I'm thinking about using a cortex-a7 in "bare-metal" where I don't need much memory, so i'd like to avoid using external memory.
The CPU boots from an external 4MBytes SPI NOR FLASH chip.
It has 512 KBytes of L2 cache and 32 KBytes of internal SRAM that is just used during initial boot since it's so slow.
Using MMU and L2 cache configurations, I am wondering if there is a way to fill the whole L2 cache with code/data ?
Since the internal SRAM is 16 times smaller than the L2 cache, it might be tricky.
Could the following work ?
1. CPU boots initial code from SPI FLASH (like a 8-16KB , let's says @ 0x00000000 where SRAM is located )
2. First, MMU is configured so that this bootloader code/data is never cached.
Then,
3. CPU loads one block of 16KB from SPI FLASH, and writes it at a fixed address in internal SRAM ( 0x00004000 )

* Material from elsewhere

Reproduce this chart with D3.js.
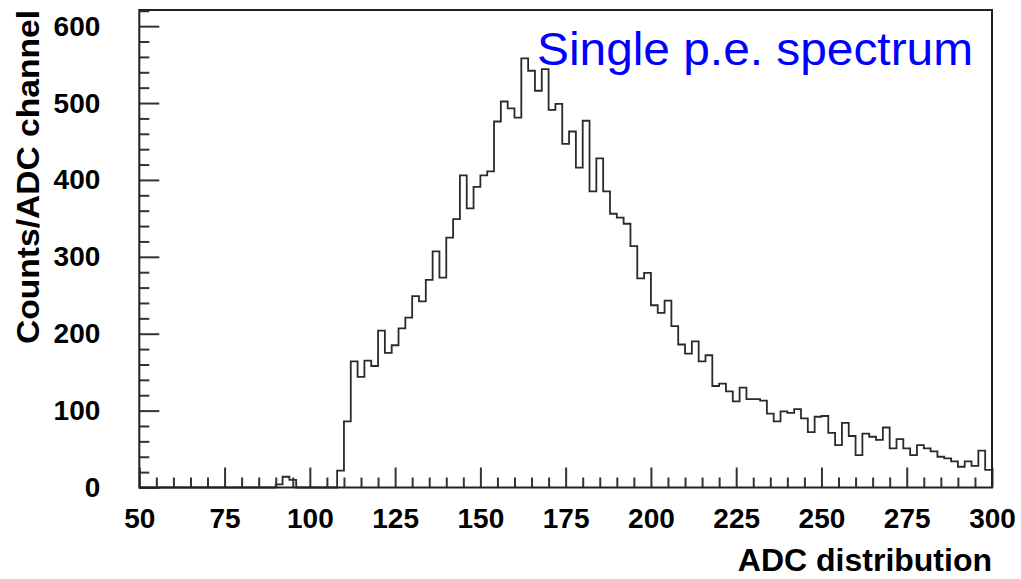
<!DOCTYPE html>
<html>
<head>
<meta charset="utf-8">
<script src="https://cdn.jsdelivr.net/npm/d3@7"></script>
<style>
  html, body { margin: 0; padding: 0; background: #fff; }
  svg { display: block; }
  .tick text { font-family: "Liberation Sans", Arial, Helvetica, sans-serif; font-weight: bold; }
</style>
</head>
<body>
<svg id="chart" width="1021" height="579"></svg>
<script>
// Single photo-electron spectrum: counts per 2-channel ADC bin, from 50 to 300
const binLow = 50, binHigh = 300, binWidth = 2;
const counts = [
  0, 0, 0, 0, 0, 0, 0, 0, 0, 0,          // 50 - 68
  0, 0, 0, 0, 0, 0, 0, 0, 0, 0,          // 70 - 88
  4, 14, 10, 0, 0, 0, 0, 0, 0,           // 90 - 106
  22, 86, 164, 144, 165, 158, 204, 175, 185, 207,   // 108 - 126
  221, 249, 242, 270, 307, 273, 325, 349, 406, 363, // 128 - 146
  391, 406, 411, 476, 502, 493, 481, 558, 542, 516, // 148 - 166
  544, 491, 499, 447, 463, 416, 477, 385, 428, 385, // 168 - 186
  356, 351, 343, 314, 272, 279, 237, 227, 243, 210, // 188 - 206
  186, 174, 190, 164, 172, 132, 135, 125, 112, 130, // 208 - 226
  115, 115, 113, 96, 86, 99, 97, 102, 90, 72,       // 228 - 246
  92, 93, 71, 55, 84, 67, 42, 70, 66, 62,           // 248 - 266
  78, 51, 63, 51, 42, 55, 51, 47, 40, 38,           // 268 - 286
  34, 27, 34, 28, 48, 23                            // 288 - 298
];
const xMajorTicks = [50, 75, 100, 125, 150, 175, 200, 225, 250, 275, 300];
const yMajorTicks = [0, 100, 200, 300, 400, 500, 600];
const xTitle = "ADC distribution";
const yTitle = "Counts/ADC channel";
const plotLabel = "Single p.e. spectrum";

const font = '"Liberation Sans", Arial, Helvetica, sans-serif';
const svg = d3.select("#chart");
const frame = { left: 139.3, right: 992, top: 10, bottom: 487.5 };
const yMax = 621;

const x = d3.scaleLinear().domain([binLow, binHigh]).range([frame.left, frame.right]);
const y = d3.scaleLinear().domain([0, yMax]).range([frame.bottom, frame.top]);

const xMinorTicks = d3.range(binLow, binHigh + 1, 5).filter(v => !xMajorTicks.includes(v));
const yMinorTicks = d3.range(0, yMax, 20).filter(v => !yMajorTicks.includes(v));

svg.append("rect").attr("width", 1021).attr("height", 579).attr("fill", "#fff");

// Histogram outline as a step line
const bins = counts.map((c, i) => ({ x0: binLow + i * binWidth, x1: binLow + (i + 1) * binWidth, c }));
const pts = [];
bins.forEach(b => { pts.push([b.x0, b.c]); pts.push([b.x1, b.c]); });
const line = d3.line().x(d => x(d[0])).y(d => y(d[1]));
svg.append("path")
  .attr("d", line(pts))
  .attr("fill", "none")
  .attr("stroke", "#2a2a2a")
  .attr("stroke-width", 1.8)
  .attr("stroke-linejoin", "miter");

// Axes: ticks point into the frame
function styleAxis(g) {
  g.select(".domain").remove();
  g.selectAll(".tick line").attr("stroke", "#333").attr("stroke-width", 2);
}

svg.append("g")
  .attr("transform", `translate(0,${frame.bottom})`)
  .call(d3.axisBottom(x).tickValues(xMinorTicks).tickSize(-10).tickFormat(""))
  .call(styleAxis);

svg.append("g")
  .attr("transform", `translate(0,${frame.bottom})`)
  .call(d3.axisBottom(x).tickValues(xMajorTicks).tickSize(-20).tickPadding(21).tickFormat(d3.format("d")))
  .call(styleAxis)
  .call(g => g.selectAll("text").attr("font-size", 28).attr("fill", "#000"));

svg.append("g")
  .attr("transform", `translate(${frame.left},0)`)
  .call(d3.axisLeft(y).tickValues(yMinorTicks).tickSize(-10).tickFormat(""))
  .call(styleAxis);

svg.append("g")
  .attr("transform", `translate(${frame.left},0)`)
  .call(d3.axisLeft(y).tickValues(yMajorTicks).tickSize(-20).tickPadding(39).tickFormat(d3.format("d")))
  .call(styleAxis)
  .call(g => g.selectAll("text").attr("font-size", 28).attr("fill", "#000"));

// Frame
svg.append("rect")
  .attr("x", frame.left).attr("y", frame.top)
  .attr("width", frame.right - frame.left).attr("height", frame.bottom - frame.top)
  .attr("fill", "none").attr("stroke", "#222").attr("stroke-width", 2);

// Axis titles, right/top aligned as in ROOT
svg.append("text")
  .attr("x", frame.right).attr("y", 571)
  .attr("text-anchor", "end")
  .attr("font-family", font).attr("font-weight", "bold").attr("font-size", 32)
  .text(xTitle);

svg.append("text")
  .attr("transform", `translate(39,${frame.top}) rotate(-90)`)
  .attr("text-anchor", "end")
  .attr("font-family", font).attr("font-weight", "bold").attr("font-size", 32)
  .attr("textLength", 334).attr("lengthAdjust", "spacingAndGlyphs")
  .text(yTitle);

// Plot label
svg.append("text")
  .attr("x", 537).attr("y", 65)
  .attr("font-family", font).attr("font-size", 46)
  .attr("textLength", 436).attr("lengthAdjust", "spacingAndGlyphs")
  .attr("fill", "#0000ff")
  .text(plotLabel);
</script>
</body>
</html>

4. CPU reads 16KB of data from increasing addresses:
for 1st block : 0x80000000-0x80003fff
for 2nd block: 0x80004000-0x80007fff
... and so on ... with MMU/L2 cache configured so that those addresses always map to 0x00004000 - 0x00007fff where the block is located ( the question is here, can this be done? )
5. Those reads provoke L2 cache-misses which fills the 16KB of L2 cache with the block data.

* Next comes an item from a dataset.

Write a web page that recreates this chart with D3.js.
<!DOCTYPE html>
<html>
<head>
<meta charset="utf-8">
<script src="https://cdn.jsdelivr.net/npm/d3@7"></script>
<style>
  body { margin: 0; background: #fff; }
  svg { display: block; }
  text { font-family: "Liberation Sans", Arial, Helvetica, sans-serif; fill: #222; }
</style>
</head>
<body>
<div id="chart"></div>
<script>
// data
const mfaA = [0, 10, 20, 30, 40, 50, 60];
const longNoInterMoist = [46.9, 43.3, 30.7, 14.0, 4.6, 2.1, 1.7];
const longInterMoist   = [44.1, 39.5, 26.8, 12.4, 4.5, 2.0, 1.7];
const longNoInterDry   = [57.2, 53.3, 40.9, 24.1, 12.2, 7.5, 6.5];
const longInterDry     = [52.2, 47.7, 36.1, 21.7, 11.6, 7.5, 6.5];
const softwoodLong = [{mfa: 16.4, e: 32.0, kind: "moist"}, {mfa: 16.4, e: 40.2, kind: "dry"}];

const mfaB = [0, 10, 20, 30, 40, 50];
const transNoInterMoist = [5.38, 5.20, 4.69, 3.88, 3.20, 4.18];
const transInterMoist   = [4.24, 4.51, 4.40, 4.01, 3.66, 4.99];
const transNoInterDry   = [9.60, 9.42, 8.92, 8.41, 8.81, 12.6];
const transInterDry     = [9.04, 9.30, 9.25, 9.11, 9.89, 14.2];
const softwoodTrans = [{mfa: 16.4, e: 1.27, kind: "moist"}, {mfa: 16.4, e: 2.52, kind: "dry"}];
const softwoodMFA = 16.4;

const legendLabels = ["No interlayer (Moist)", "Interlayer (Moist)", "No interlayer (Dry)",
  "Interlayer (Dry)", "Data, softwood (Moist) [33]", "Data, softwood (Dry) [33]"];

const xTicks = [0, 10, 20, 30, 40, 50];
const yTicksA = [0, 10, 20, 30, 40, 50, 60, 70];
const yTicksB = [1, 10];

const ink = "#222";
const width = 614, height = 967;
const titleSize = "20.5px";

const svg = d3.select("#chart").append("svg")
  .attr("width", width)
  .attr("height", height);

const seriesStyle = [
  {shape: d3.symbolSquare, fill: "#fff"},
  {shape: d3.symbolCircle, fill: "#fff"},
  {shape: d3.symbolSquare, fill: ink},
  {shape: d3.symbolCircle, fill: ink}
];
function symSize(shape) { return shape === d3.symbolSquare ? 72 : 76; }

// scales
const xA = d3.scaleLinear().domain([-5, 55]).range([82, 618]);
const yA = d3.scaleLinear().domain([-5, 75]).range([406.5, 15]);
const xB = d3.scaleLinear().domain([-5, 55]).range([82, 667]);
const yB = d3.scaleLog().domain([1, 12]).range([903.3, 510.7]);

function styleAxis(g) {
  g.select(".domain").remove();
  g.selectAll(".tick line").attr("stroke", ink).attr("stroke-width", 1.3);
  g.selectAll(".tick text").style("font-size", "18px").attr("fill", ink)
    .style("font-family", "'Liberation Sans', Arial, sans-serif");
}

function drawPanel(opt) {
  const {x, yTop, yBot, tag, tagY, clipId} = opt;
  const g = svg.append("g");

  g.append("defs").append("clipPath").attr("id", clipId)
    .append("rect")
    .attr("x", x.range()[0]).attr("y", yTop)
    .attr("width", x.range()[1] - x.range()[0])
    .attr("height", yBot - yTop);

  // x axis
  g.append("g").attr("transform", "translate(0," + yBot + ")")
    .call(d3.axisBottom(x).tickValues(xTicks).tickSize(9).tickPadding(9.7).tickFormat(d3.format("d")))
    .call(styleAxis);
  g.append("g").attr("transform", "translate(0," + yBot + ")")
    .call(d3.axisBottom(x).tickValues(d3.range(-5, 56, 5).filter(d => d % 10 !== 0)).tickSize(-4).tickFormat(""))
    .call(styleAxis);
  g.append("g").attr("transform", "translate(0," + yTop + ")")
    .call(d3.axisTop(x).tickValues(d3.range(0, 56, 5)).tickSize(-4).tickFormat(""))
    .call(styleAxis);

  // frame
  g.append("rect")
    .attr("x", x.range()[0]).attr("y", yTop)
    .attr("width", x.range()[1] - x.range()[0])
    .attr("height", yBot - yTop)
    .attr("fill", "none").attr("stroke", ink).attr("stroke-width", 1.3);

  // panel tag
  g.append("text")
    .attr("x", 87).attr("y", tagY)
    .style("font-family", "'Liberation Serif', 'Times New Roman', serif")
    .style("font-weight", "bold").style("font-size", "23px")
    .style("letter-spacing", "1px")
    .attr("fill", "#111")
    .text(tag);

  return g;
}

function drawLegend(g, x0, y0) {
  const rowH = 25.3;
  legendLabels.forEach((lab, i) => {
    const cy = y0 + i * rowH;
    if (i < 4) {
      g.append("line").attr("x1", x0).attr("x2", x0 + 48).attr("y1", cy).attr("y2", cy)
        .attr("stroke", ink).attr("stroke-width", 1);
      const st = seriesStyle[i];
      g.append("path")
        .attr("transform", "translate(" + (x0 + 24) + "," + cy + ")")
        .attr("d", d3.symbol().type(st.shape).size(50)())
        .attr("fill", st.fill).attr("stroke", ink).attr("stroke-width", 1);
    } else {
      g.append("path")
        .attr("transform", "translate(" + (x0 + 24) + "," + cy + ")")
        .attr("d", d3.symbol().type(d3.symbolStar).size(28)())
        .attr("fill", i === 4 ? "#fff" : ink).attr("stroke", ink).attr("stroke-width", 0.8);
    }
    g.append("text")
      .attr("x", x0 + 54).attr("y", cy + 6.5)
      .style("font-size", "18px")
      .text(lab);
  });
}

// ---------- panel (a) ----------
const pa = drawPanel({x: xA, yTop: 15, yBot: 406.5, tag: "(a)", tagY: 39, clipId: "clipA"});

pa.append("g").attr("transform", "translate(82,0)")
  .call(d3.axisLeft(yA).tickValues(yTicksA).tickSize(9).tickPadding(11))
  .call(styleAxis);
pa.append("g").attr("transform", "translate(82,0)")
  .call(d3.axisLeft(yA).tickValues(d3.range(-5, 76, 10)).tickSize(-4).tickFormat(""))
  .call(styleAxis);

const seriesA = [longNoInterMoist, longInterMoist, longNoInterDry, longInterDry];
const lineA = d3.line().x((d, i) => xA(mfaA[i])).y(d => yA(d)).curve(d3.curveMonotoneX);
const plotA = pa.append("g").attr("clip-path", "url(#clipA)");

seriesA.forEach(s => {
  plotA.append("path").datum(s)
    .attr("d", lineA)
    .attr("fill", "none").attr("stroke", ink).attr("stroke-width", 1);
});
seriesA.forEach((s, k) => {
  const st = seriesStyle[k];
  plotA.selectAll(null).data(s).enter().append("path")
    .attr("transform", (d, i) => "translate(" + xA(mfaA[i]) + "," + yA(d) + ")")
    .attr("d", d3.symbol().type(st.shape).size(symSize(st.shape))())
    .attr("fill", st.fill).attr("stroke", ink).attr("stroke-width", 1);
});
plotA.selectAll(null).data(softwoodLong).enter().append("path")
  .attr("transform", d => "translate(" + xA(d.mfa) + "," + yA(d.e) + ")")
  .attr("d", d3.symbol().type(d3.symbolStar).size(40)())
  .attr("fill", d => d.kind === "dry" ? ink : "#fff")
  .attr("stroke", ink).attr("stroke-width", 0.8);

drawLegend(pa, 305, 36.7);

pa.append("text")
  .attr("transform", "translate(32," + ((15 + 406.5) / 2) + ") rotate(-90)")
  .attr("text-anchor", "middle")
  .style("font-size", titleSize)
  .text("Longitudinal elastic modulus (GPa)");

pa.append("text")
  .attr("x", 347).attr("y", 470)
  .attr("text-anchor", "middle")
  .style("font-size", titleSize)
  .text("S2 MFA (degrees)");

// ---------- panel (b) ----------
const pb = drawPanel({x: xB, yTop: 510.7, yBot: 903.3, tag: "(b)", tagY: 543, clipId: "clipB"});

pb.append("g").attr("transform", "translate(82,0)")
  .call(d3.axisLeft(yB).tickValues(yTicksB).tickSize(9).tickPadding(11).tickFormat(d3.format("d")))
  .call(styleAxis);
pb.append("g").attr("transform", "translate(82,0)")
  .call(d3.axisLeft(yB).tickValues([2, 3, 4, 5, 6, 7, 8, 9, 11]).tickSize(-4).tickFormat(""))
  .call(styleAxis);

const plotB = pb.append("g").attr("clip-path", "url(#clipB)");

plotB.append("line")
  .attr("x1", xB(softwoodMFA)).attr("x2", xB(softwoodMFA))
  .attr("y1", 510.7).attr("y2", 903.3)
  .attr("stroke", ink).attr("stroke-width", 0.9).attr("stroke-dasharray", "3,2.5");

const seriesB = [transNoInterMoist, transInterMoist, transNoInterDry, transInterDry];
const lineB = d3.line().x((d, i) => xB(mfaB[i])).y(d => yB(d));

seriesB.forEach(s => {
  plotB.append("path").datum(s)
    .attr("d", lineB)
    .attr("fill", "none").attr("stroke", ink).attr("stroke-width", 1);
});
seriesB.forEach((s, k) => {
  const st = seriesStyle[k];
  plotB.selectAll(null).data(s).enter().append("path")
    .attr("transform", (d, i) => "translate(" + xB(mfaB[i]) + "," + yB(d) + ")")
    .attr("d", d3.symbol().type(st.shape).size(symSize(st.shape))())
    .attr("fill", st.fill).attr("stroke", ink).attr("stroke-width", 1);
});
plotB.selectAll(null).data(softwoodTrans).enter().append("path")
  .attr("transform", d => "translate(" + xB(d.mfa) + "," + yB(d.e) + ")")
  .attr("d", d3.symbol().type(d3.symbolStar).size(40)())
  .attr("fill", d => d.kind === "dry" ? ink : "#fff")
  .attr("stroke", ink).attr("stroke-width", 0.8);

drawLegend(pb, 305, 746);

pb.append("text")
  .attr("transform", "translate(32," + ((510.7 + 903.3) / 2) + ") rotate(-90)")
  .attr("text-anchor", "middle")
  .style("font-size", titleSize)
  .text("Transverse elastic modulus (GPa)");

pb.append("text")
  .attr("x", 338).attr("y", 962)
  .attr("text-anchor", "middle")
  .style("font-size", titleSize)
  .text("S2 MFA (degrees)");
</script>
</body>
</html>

6. Repeat 3-4-5 steps 32 times to fill the whole 512KB of L2 cache
Configure MMU L1 caches (or maybe that must be also done in previous steps?)
Jump to program entry point (so, somewhere between 0x80000000 and 0x80000000 + 512KB).

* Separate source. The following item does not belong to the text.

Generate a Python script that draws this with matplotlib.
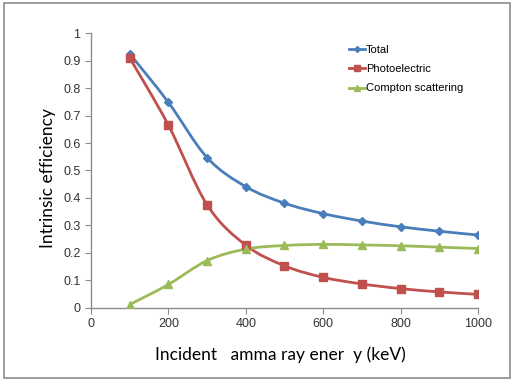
import matplotlib
matplotlib.use("Agg")
import matplotlib.pyplot as plt
import numpy as np
from matplotlib.path import Path
from matplotlib.patches import PathPatch, Rectangle
from matplotlib.lines import Line2D

plt.rcParams['font.family'] = ['Liberation Sans', 'DejaVu Sans']

# --- data ---
energy = [100, 200, 300, 400, 500, 600, 700, 800, 900, 1000]
total = [0.925, 0.748, 0.547, 0.441, 0.381, 0.343, 0.316, 0.295, 0.279, 0.265]
photo = [0.910, 0.665, 0.375, 0.228, 0.153, 0.111, 0.087, 0.070, 0.058, 0.049]
compton = [0.012, 0.085, 0.172, 0.214, 0.227, 0.231, 0.229, 0.226, 0.221, 0.216]

x_ticks = [0, 200, 400, 600, 800, 1000]
y_ticks = [0, 0.1, 0.2, 0.3, 0.4, 0.5, 0.6, 0.7, 0.8, 0.9, 1]


def smooth_path(xs, ys):
    # Excel style smoothed line: cardinal spline drawn as cubic bezier segments
    xs = np.asarray(xs, float)
    ys = np.asarray(ys, float)
    pts = np.column_stack([xs, ys])
    verts = [pts[0]]
    codes = [Path.MOVETO]
    n = len(pts)
    for i in range(n - 1):
        p0 = pts[i - 1] if i > 0 else pts[i]
        p1 = pts[i]
        p2 = pts[i + 1]
        p3 = pts[i + 2] if i + 2 < n else pts[i + 1]
        c1 = p1 + (p2 - p0) / 6.0
        c2 = p2 - (p3 - p1) / 6.0
        verts += [c1, c2, p2]
        codes += [Path.CURVE4] * 3
    return Path(verts, codes)


fig = plt.figure(figsize=(5.14, 3.81), dpi=100)
ax = fig.add_axes([0.177, 0.192, 0.753, 0.721])

series = [
    ("Total", total, "#4A7EBB", "D", 4),
    ("Photoelectric", photo, "#C0504D", "s", 5.5),
    ("Compton scattering", compton, "#9BBB59", "^", 6),
]

handles = []
for name, vals, col, mk, ms in series:
    ax.add_patch(PathPatch(smooth_path(energy, vals), facecolor="none",
                           edgecolor=col, lw=2, zorder=2))
    ax.plot(energy, vals, ls="none", marker=mk, ms=ms, color=col, zorder=3)
    handles.append(Line2D([], [], color=col, lw=2, marker=mk, ms=ms - 1))

ax.set_xlim(0, 1000)
ax.set_ylim(0, 1)
ax.set_xticks(x_ticks)
ax.set_yticks(y_ticks)
ax.set_yticklabels(["0", "0.1", "0.2", "0.3", "0.4", "0.5", "0.6", "0.7", "0.8", "0.9", "1"])

for s in ["top", "right"]:
    ax.spines[s].set_visible(False)
for s in ["left", "bottom"]:
    ax.spines[s].set_color("#8c8c8c")
    ax.spines[s].set_linewidth(1)
ax.tick_params(direction="out", length=4, color="#8c8c8c", labelsize=9,
               labelcolor="#333333")

ax.set_xlabel("Incident   amma ray ener  y (keV)", fontsize=12.5,
              family=["Lato", "DejaVu Sans"])
ax.set_ylabel("Intrinsic efficiency", fontsize=12.5,
              family=["Lato", "DejaVu Sans"])
ax.xaxis.set_label_coords(0.49, -0.14)
ax.yaxis.set_label_coords(-0.09, 0.473)

ax.legend(handles, [s[0] for s in series], loc="upper left",
          bbox_to_anchor=(0.64, 0.995), frameon=False, fontsize=8,
          handlelength=1.5, handletextpad=0.05, labelspacing=0.85)

fig.patches.append(Rectangle((0.008, 0.008), 0.984, 0.984, transform=fig.transFigure,
                             fill=False, edgecolor="#8c8c8c", lw=1.2))

fig.savefig("out.png", dpi=100)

Actually, what I wrote here made me think of a trivial solution, and i successfully populated the whole 512KB L2 cache with data
I'm not too worried if the CPU attempted to write back data to ext memory, i could configure the memory controller as if the RAM chip was there
Now, the Cortex-A Programmer's guide says : When the core executes a store instruction, a cache lookup on the address(es) to be written is performed. For a cache hit on a write, there are two choices. (Write-through & Write-back).
But the important is, both of them will update the cache.
So, even if there is not physical DRAM chip onboard, as long as DRAM controller is initialized, writing to DRAM locations can populate L2 thru this mechanism.
To test that this works, i modified the DRAM init code so that reading/writing to DRAM is allowed, but produce garbage.
Then, I just write 512KB of valid data to that "broken" DRAM, when re-reading, they are all good, while if i have DCache disabled it is all garbage.
Now it's time to try to execute code from L2 to see if that works...
As Martin has already said, this isn't going to work. Data will be randomly evicted (if dirty) or discarded (if clean), and when next needed it will attempt to reload from external memory which will return garage. What you are trying is architecturally unsafe, so according to the spec can't work reliably, and may be prone to somewhat unpredictable failures.
What you are basically describing is a means to lock the caches (commonly called cache lockdown) which forces the cache to hold on to data (and not write to external memory). The Cortex-A family caches do not support this feature, although some ARM cores in the past have done.
HTH, Pete